In practical terms this means that every 30+ year old Russian “dumb” bomb can now be delivered by a 30+ year old Russian aircraft with the same precision as a brand new guided bomb delivered by a top of the line modern bomber

The SVP-24 then computes an “envelope” (speed, altitude, course) inside which the dumb bombs are automatically released exactly at the precise moment when their unguided flight will bring them right over the target (with a 3-5m accuracy).

At high altitudes, which the claim includes, it’s pure bosh. At low altitudes, it is within the realm of possibility. If true, it is a respectable improvement over the comparable U.S. system. “LALD” bomb delivery by F-15 and F-16 aircraft, discussed in RAND report RGSD147.chap5.pdf, page 56, offers a CEP of 85.6 meters, or a little better with practice, with an unspecified altitude. Quite simply, this approach has been abandoned by the U.S. in favor of smart weapons.

A minimum altitude for release of the bomb is required for the aircraft to be safe from the explosion.  For a 500 pound bomb, a typical number is 3000 feet, which is close enough for this discussion.
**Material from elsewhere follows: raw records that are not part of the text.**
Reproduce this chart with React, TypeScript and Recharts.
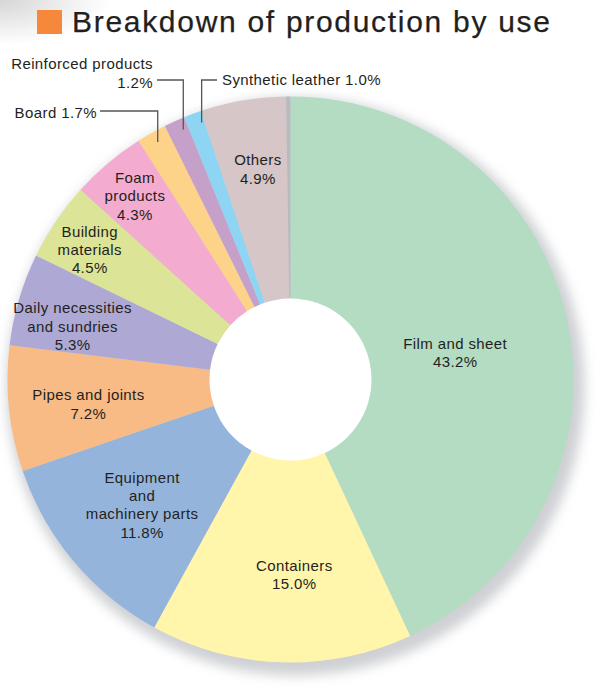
import { Pie, PieChart, Cell } from "recharts"

const categories = [
  "Film and sheet",
  "Containers",
  "Equipment and machinery parts",
  "Pipes and joints",
  "Daily necessities and sundries",
  "Building materials",
  "Foam products",
  "Board",
  "Reinforced products",
  "Synthetic leather",
  "Others",
]
const shares = [43.2, 15.0, 11.8, 7.2, 5.3, 4.5, 4.3, 1.7, 1.2, 1.0, 4.9]
const labelLines = [
  ["Film and sheet", "43.2%"],
  ["Containers", "15.0%"],
  ["Equipment", "and", "machinery parts", "11.8%"],
  ["Pipes and joints", "7.2%"],
  ["Daily necessities", "and sundries", "5.3%"],
  ["Building", "materials", "4.5%"],
  ["Foam", "products", "4.3%"],
  ["Board 1.7%"],
  ["Reinforced products", "1.2%"],
  ["Synthetic leather 1.0%"],
  ["Others", "4.9%"],
]
// thin grey edge that closes the ring at 12 o'clock
const edgeShare = 0.25
const centerLines = ["Production", "in 2021", "(5,680 kt)"]

const colors = [
  "#b3dcc2", "#fff5ab", "#94b4dc", "#f9bb85", "#aea9d4", "#dbe497",
  "#f3accf", "#fdd38a", "#c5a1ca", "#8dd5f3", "#d6c6c7", "#b9babe",
]

const data = [
  ...categories.map((name, i) => ({ name, value: shares[i] })),
  { name: "edge", value: edgeShare },
]

const FONT = '"Liberation Sans", Arial, sans-serif'
const INK = "#231f20"
const CX = 290.5
const CY = 379.5
const R = 283
const HOLE = 81

// radius (fraction of outer radius) and clockwise nudge for in-slice labels
const inside: Record<number, [number, number]> = {
  0: [0.59, 3],
  1: [0.687, -3],
  2: [0.685, 0],
  3: [0.719, -0.8],
  4: [0.793, -2.6],
  5: [0.846, -1],
  6: [0.852, 0],
  10: [0.754, 0.9],
}

// callouts: clockwise nudge, elbow y, line end x, text x, text anchor
const callouts: Record<number, { nudge: number; lineY: number; endX: number; textX: number; anchor: "start" | "end"; textY: number[] }> = {
  7: { nudge: 0.2, lineY: 111, endX: 100, textX: 97, anchor: "end", textY: [112] },
  8: { nudge: 1, lineY: 80, endX: 157, textX: 153, anchor: "end", textY: [63, 82] },
  9: { nudge: 1.2, lineY: 80, endX: 217, textX: 222, anchor: "start", textY: [79] },
}

const renderLabel = (props: any) => {
  const { cx, cy, midAngle, outerRadius, index } = props
  if (index >= labelLines.length) return null
  const lines = labelLines[index]
  const theta = 90 - midAngle
  const polar = (r: number, t: number) => {
    const rad = (t * Math.PI) / 180
    return { x: cx + r * Math.sin(rad), y: cy - r * Math.cos(rad) }
  }
  const c = callouts[index]
  if (c) {
    const a = polar(outerRadius - 11, theta + c.nudge)
    return (
      <g key={`lbl-${index}`}>
        <polyline
          points={`${a.x},${a.y} ${a.x},${c.lineY} ${c.endX},${c.lineY}`}
          fill="none"
          stroke="#555"
          strokeWidth={1.3}
        />
        {lines.map((line, i) => (
          <text
            key={i}
            x={c.textX}
            y={c.textY[i]}
            textAnchor={c.anchor}
            dominantBaseline="central"
            fontFamily={FONT}
            fontSize={15}
            letterSpacing={0.4}
            fill={INK}
          >
            {line}
          </text>
        ))}
      </g>
    )
  }
  const [frac, nudge] = inside[index]
  const p = polar(outerRadius * frac, theta + nudge)
  const lh = 18.3
  const top = p.y - ((lines.length - 1) * lh) / 2
  return (
    <text
      key={`lbl-${index}`}
      x={p.x}
      y={top}
      textAnchor="middle"
      dominantBaseline="central"
      fontFamily={FONT}
      fontSize={15}
      letterSpacing={0.4}
      fill={INK}
    >
      {lines.map((line, i) => (
        <tspan key={i} x={p.x} y={top + i * lh}>
          {line}
        </tspan>
      ))}
    </text>
  )
}

export default function App() {
  return (
    <div
      style={{
        position: "absolute",
        left: 0,
        top: 0,
        width: 605,
        height: 690,
        background:
          "radial-gradient(ellipse 110px 45px at 0 0, #d6d6d6 0%, rgba(255,255,255,0) 100%), #fff",
        fontFamily: FONT,
      }}
    >
      <div style={{ position: "absolute", left: 37, top: 10, width: 25, height: 24, background: "#f5883a" }} />
      <div
        style={{
          position: "absolute",
          left: 72,
          top: 2,
          fontSize: 30,
          lineHeight: "40px",
          letterSpacing: 1.7,
          color: INK,
          whiteSpace: "nowrap",
          WebkitTextStroke: "0.25px #231f20",
        }}
      >
        Breakdown of production by use
      </div>
      <div style={{ position: "absolute", left: 0, top: 0 }}>
        <PieChart width={605} height={690} margin={{ top: 0, right: 0, bottom: 0, left: 0 }}>
          <defs>
            <filter id="pieShadow" x="-20%" y="-20%" width="140%" height="140%">
              <feGaussianBlur stdDeviation={6} />
            </filter>
          </defs>
          <Pie
            data={[{ name: "shadow", value: 1 }]}
            dataKey="value"
            cx={CX + 5}
            cy={CY + 7}
            outerRadius={R + 6}
            startAngle={90}
            endAngle={-270}
            fill="#cfd0d4"
            stroke="none"
            filter="url(#pieShadow)"
            isAnimationActive={false}
          />
          <Pie
            data={[{ name: "hole", value: 1 }]}
            dataKey="value"
            cx={CX}
            cy={CY}
            outerRadius={HOLE + 1}
            startAngle={90}
            endAngle={-270}
            fill="#ffffff"
            stroke="none"
            isAnimationActive={false}
          />
          <Pie
            data={data}
            dataKey="value"
            nameKey="name"
            cx={CX}
            cy={CY}
            innerRadius={HOLE}
            outerRadius={R}
            startAngle={90}
            endAngle={-270}
            stroke="none"
            label={renderLabel}
            labelLine={false}
            isAnimationActive={false}
          >
            {data.map((d, i) => (
              <Cell key={d.name} fill={colors[i]} />
            ))}
          </Pie>
          <text textAnchor="middle" fontFamily={FONT} fill={INK}>
            <tspan x={CX} y={362} dominantBaseline="central" fontSize={22} letterSpacing={0.4}>
              {centerLines[0]}
            </tspan>
            <tspan x={CX} y={386} dominantBaseline="central" fontSize={22} letterSpacing={0.4}>
              {centerLines[1]}
            </tspan>
            <tspan x={CX} y={409} dominantBaseline="central" fontSize={14.5} letterSpacing={1}>
              {centerLines[2]}
            </tspan>
          </text>
        </PieChart>
      </div>
    </div>
  )
}
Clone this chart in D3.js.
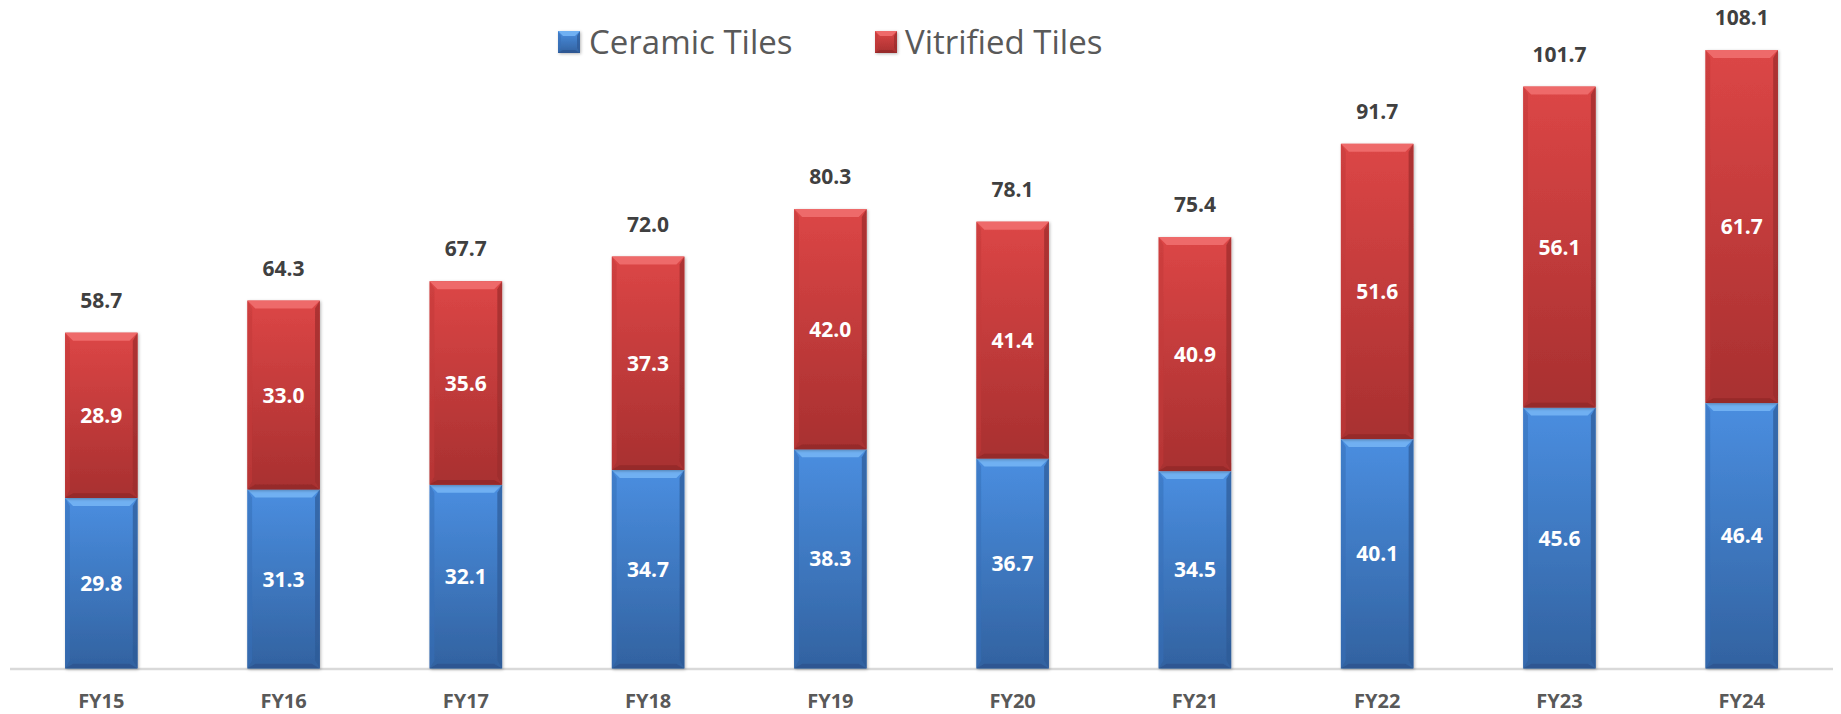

Are Russian claims about the SVP-24 at all true?  With a  release altitude of 3000 feet,  5 meters corresponds to Norden’s goal in the late 1930’s of a CEP 2% of altitude.  But the ancient history of the Norden bombsight is instructive. In 1931, in demonstrations during development, the Norden Mark XV achieved a CEP of 11 meters. In 1940, Norden co-partner Theodore Barth claimed that “we do not regard a 15 square feet (1.4 m2) … as being a very difficult target to hit from an altitude of 30,000 feet (9,100 m)”. But in World War II combat, it degraded to 1000 meters.

A Newsweek opinion piece, Syrian Rebels Change Tactics to Outsmart Putin’s Air Onslaught, is suggestive. Quoting,

“When Russian aircraft stop striking heavily contested areas to avoid inflicting collateral damage on regime forces, [italics mine] opposition fighters, in particular those from groups such as the Nusra Front, Jund al-Aqsa and Ahrar al-Sham, immediately seize the initiative.”

Read that closely. A bomb can miss in several ways:

  • It leaves a crater in the middle of nowhere.
  • It doesn’t hit the target, and blows up a cow.
  • It hits friendly forces.

Unlike a smart weapon, the distance by which a dumb bomb misses the target is a broad statistic. This means that if you drop enough bombs anywhere close the “regime”,  some of your bombs will blow up your friends. The Newsweek information is of unknown provenance, but it suggests that in a sortie with the SVP-24, the bombs behave more like dumb bombs than some Russian miracle.

You may be tired of all this, eager to return this question to the human perspective. But we owe it to the question to mine the issue of Russian military limitations for all it’s worth. This discussion allows us to convert part of the question to one of Russian bombing tactics. Altitudes of bomb runs fall into these unofficial categories:

  • Low, below 8000 feet.  A lower limit in the range of 3000 feet is required for the aircraft to avoid the blast of the bomb. This is within the range of MANPADs (man-portable antiaircraft missiles), and some guns.
  • Medium, between 8000 and 15,000 feet, the maximum altitude of most MANPAD systems.
  • High, above 15,000 feet, reachable by fixed antiaircraft missiles.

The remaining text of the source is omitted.